Nelson writes beautifully and yet there's something, a tone perhaps, that's a bit too pleased with itself so that with many of the stories I wound up being entertained but not particularly moved.

"...while that one eye swam luxuriantly, casting about drunkenly as if for better company at a cocktail party."Even with that line, I can't point to exactly what's missing.

Also, I have a strange amnesia about these stories. This is the 2nd time I've read this book and yet I couldn't remember anything. As I started reading again, it was all familiar and yet I didn't have any idea how any of them ended. Even if I put the book down for a day in the middle of a story , I have to review the entire story because I'd forgotten exactly what was happening. I noticed this much more with short stories in general but I don't think that this has ever happened to this extent before.

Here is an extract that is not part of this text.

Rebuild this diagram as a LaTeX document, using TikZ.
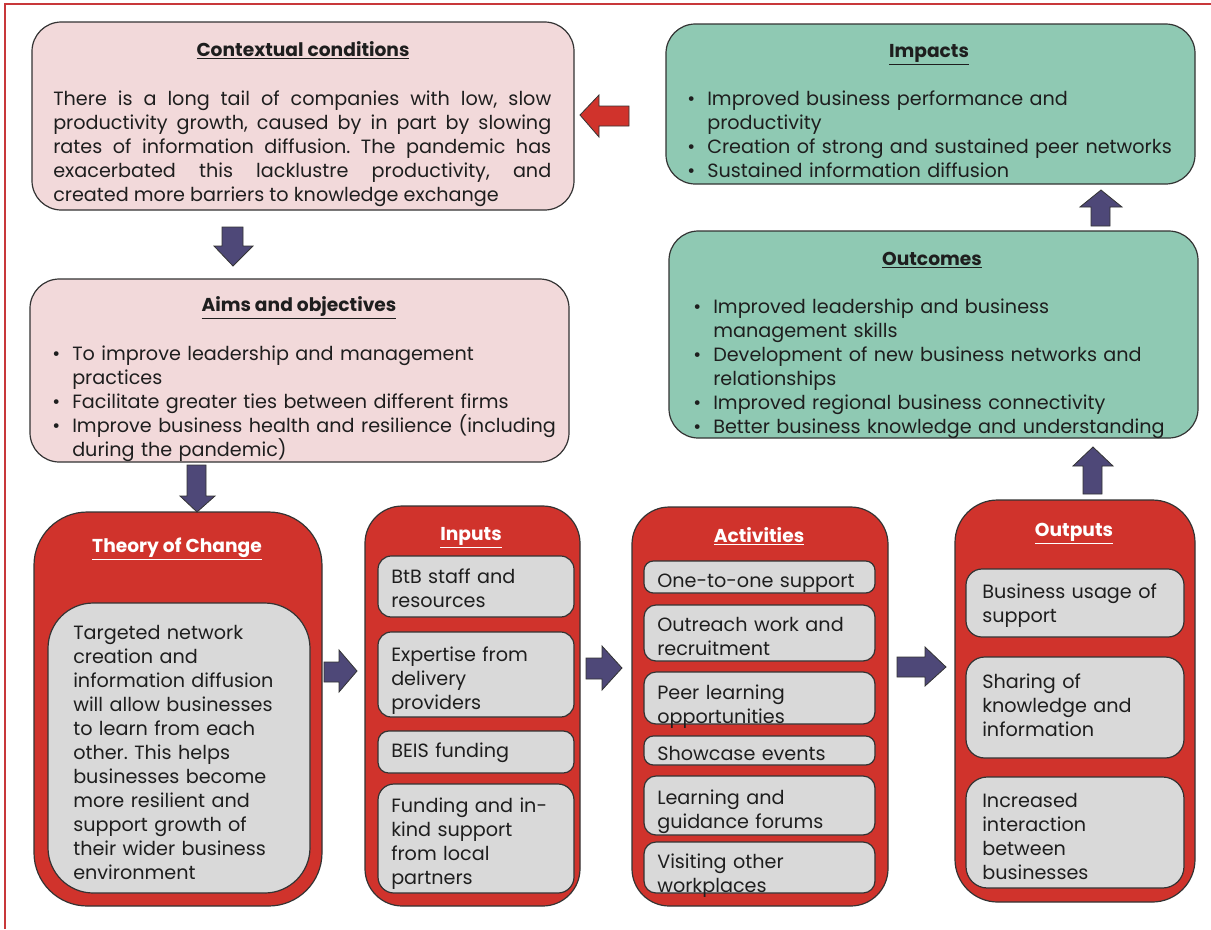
\documentclass[tikz,border=0pt]{standalone}
\usepackage{fontspec}
\setmainfont{Poppins}
\frenchspacing
\usetikzlibrary{fit}
\definecolor{pinkfill}{HTML}{F2D9DA}
\definecolor{tealfill}{HTML}{8FC9B3}
\definecolor{redfill}{HTML}{D0332C}
\definecolor{grayfill}{HTML}{D9D9D9}
\definecolor{navy}{HTML}{4E4878}
\definecolor{framered}{HTML}{C8383A}
\definecolor{edge}{HTML}{333333}
\definecolor{ink}{HTML}{1E1E1E}
\newcommand{\bul}{\makebox[15pt][l]{•}}
\newcommand{\ind}{\hspace*{15pt}}
\tikzset{
  x=0.75pt, y=-0.75pt,
  panel/.style={draw=edge, line width=0.9pt, inner sep=0pt},
  pinkpanel/.style={panel, fill=pinkfill, rounded corners=22pt},
  tealpanel/.style={panel, fill=tealfill, rounded corners=22pt},
  redpanel/.style={panel, fill=redfill, rounded corners=#1},
  graypanel/.style={panel, fill=grayfill, rounded corners=#1},
  body/.style={anchor=base west, inner sep=0pt, text width=400pt, align=left,
    text=ink, font=\fontsize{14.4}{18}\selectfont},
  heading/.style={anchor=base, inner sep=0pt, text=ink,
    font=\fontsize{14}{18}\selectfont\bfseries},
  whiteheading/.style={heading, text=white},
  blockarrow/.style={draw=edge, line width=0.6pt, fill=navy, line join=miter},
}
\begin{document}
\begin{tikzpicture}
\useasboundingbox (0,0) rectangle (1211,929);

% page frame
\draw[framered, line width=1.5pt] (5,929) -- (5,4) -- (1211,4);

% ---------- top-left: context and aims ----------
\node[pinkpanel, fit={(32,22) (574,210)}] (context) {};
\node[heading] (contextT) at (303,56) {\underline{Contextual conditions}};
\node[body, text width=373.5pt, align=justify] (contextB) at (53,105)
  {There is a long tail of companies with low, slow\linebreak
   productivity growth, caused by in part by slowing\linebreak
   rates of information diffusion. The pandemic has\linebreak
   exacerbated this lacklustre productivity, and\linebreak
   created more barriers to knowledge exchange};

\node[pinkpanel, fit={(30,279) (569,462)}] (aims) {};
\node[heading] (aimsT) at (299,311) {\underline{Aims and objectives}};
\node[body] (aimsB) at (52,360)
  {\bul To improve leadership and management\\
   \ind practices\\
   \bul Facilitate greater ties between different firms\\
   \bul Improve business health and resilience (including\\
   \ind during the pandemic)};

% ---------- top-right: impacts and outcomes ----------
\node[tealpanel, fit={(666,24) (1195,184)}] (impacts) {};
\node[heading] (impactsT) at (929,57) {\underline{Impacts}};
\node[body] (impactsB) at (687,105)
  {\bul Improved business performance and\\
   \ind productivity\\
   \bul Creation of strong and sustained peer networks\\
   \bul Sustained information diffusion};

\node[tealpanel, fit={(669,231) (1198,438)}] (outcomes) {};
\node[heading] (outcomesT) at (932,265) {\underline{Outcomes}};
\node[body] (outcomesB) at (693,313)
  {\bul Improved leadership and business\\
   \ind management skills\\
   \bul Development of new business networks and\\
   \ind relationships\\
   \bul Improved regional business connectivity\\
   \bul Better business knowledge and understanding};

% ---------- bottom row: theory of change ----------
\node[redpanel=40pt, fit={(34,512) (322,906)}] (toc) {};
\node[whiteheading] (tocT) at (177,552) {\underline{Theory of Change}};
\node[graypanel=34pt, fit={(48,603) (310,893)}] (tocBox) {};
\node[body] (tocB) at (73,639)
  {Targeted network\\ creation and\\ information diffusion\\
   will allow businesses\\ to learn from each\\ other. This helps\\
   businesses become\\ more resilient and\\ support growth of\\
   their wider business\\ environment};

% inputs
\node[redpanel=28pt, fit={(365,506) (580,906)}] (inputs) {};
\node[whiteheading] (inputsT) at (471,540) {\underline{Inputs}};
\node[graypanel=10pt, fit={(378,556) (574,617)}] (in1) {};
\node[graypanel=10pt, fit={(378,632) (574,717)}] (in2) {};
\node[graypanel=8pt, fit={(378,731) (574,773)}] (in3) {};
\node[graypanel=12pt, fit={(378,784) (574,893)}] (in4) {};
\node[body] (in1T) at (391,583) {BtB staff and\\ resources};
\node[body] (in2T) at (391,661) {Expertise from\\ delivery\\ providers};
\node[body] (in3T) at (391,757) {BEIS funding};
\node[body] (in4T) at (391,812) {Funding and in-\\ kind support\\ from local\\ partners};

% activities
\node[redpanel=28pt, fit={(632,507) (888,906)}] (activities) {};
\node[whiteheading] (activitiesT) at (759,542) {\underline{Activities}};
\node[graypanel=7pt, fit={(644,561) (875,593)}] (ac1) {};
\node[graypanel=9pt, fit={(644,605) (875,661)}] (ac2) {};
\node[graypanel=9pt, fit={(644,672) (875,724)}] (ac3) {};
\node[graypanel=7pt, fit={(644,736) (875,765)}] (ac4) {};
\node[graypanel=9pt, fit={(644,776) (875,835)}] (ac5) {};
\node[graypanel=9pt, fit={(644,842) (875,893)}] (ac6) {};
\node[body] (ac1T) at (657,587) {One-to-one support};
\node[body] (ac2T) at (657,631) {Outreach work and\\ recruitment};
\node[body] (ac3T) at (657,699) {Peer learning\\ opportunities};
\node[body] (ac4T) at (657,760) {Showcase events};
\node[body] (ac5T) at (657,804) {Learning and\\ guidance forums};
\node[body] (ac6T) at (657,868) {Visiting other\\ workplaces};

% outputs
\node[redpanel=32pt, fit={(955,500) (1195,902)}] (outputs) {};
\node[whiteheading] (outputsT) at (1074,536) {\underline{Outputs}};
\node[graypanel=12pt, fit={(966,569) (1184,637)}] (out1) {};
\node[graypanel=14pt, fit={(966,657) (1184,758)}] (out2) {};
\node[graypanel=16pt, fit={(966,777) (1184,888)}] (out3) {};
\node[body] (out1T) at (982,598) {Business usage of\\ support};
\node[body] (out2T) at (982,688) {Sharing of\\ knowledge and\\ information};
\node[body] (out3T) at (982,807) {Increased\\ interaction\\ between\\ businesses};

% ---------- block arrows ----------
% impacts feed back into the context
\draw[blockarrow, fill=redfill] (629,106) -- (599,106) -- (599,95) -- (580,115)
  -- (599,137) -- (599,126) -- (629,126) -- cycle;
% context -> aims
\draw[blockarrow] (222,227) -- (243,227) -- (243,246) -- (253,246) -- (233,266)
  -- (214,246) -- (222,246) -- cycle;
% aims -> theory of change
\draw[blockarrow] (187,465) -- (206,465) -- (206,496) -- (215,496) -- (197,512)
  -- (180,496) -- (187,496) -- cycle;
% theory of change -> inputs
\draw[blockarrow] (324,662) -- (339,662) -- (339,650) -- (357,671) -- (339,692)
  -- (339,682) -- (324,682) -- cycle;
% inputs -> activities
\draw[blockarrow] (586,658) -- (602,658) -- (602,646) -- (622,668) -- (602,690)
  -- (602,679) -- (586,679) -- cycle;
% activities -> outputs
\draw[blockarrow] (897,657) -- (925,657) -- (925,647) -- (946,667) -- (925,686)
  -- (925,677) -- (897,677) -- cycle;
% outputs -> outcomes
\draw[blockarrow] (1083,494) -- (1083,466) -- (1073,466) -- (1093,447) -- (1113,466)
  -- (1102,466) -- (1102,494) -- cycle;
% outcomes -> impacts
\draw[blockarrow] (1091,226) -- (1091,207) -- (1080,207) -- (1101,190) -- (1122,207)
  -- (1110,207) -- (1110,226) -- cycle;
\end{tikzpicture}
\end{document}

No matter what, I can't deny Nelson's command of language. These are definitely well written.

The story "Loose Cannon" deserves five stars. It is by far my favorite, and interestingly enough told from a male point of view. It is poignant and sad and yet hopeful. There is nothing smart alecky at all and the beautiful language is there purely to serve the emotion of the story. I also liked "Unified Front", again from a male pov. Perhaps this says more about me than it does about the quality of the stories.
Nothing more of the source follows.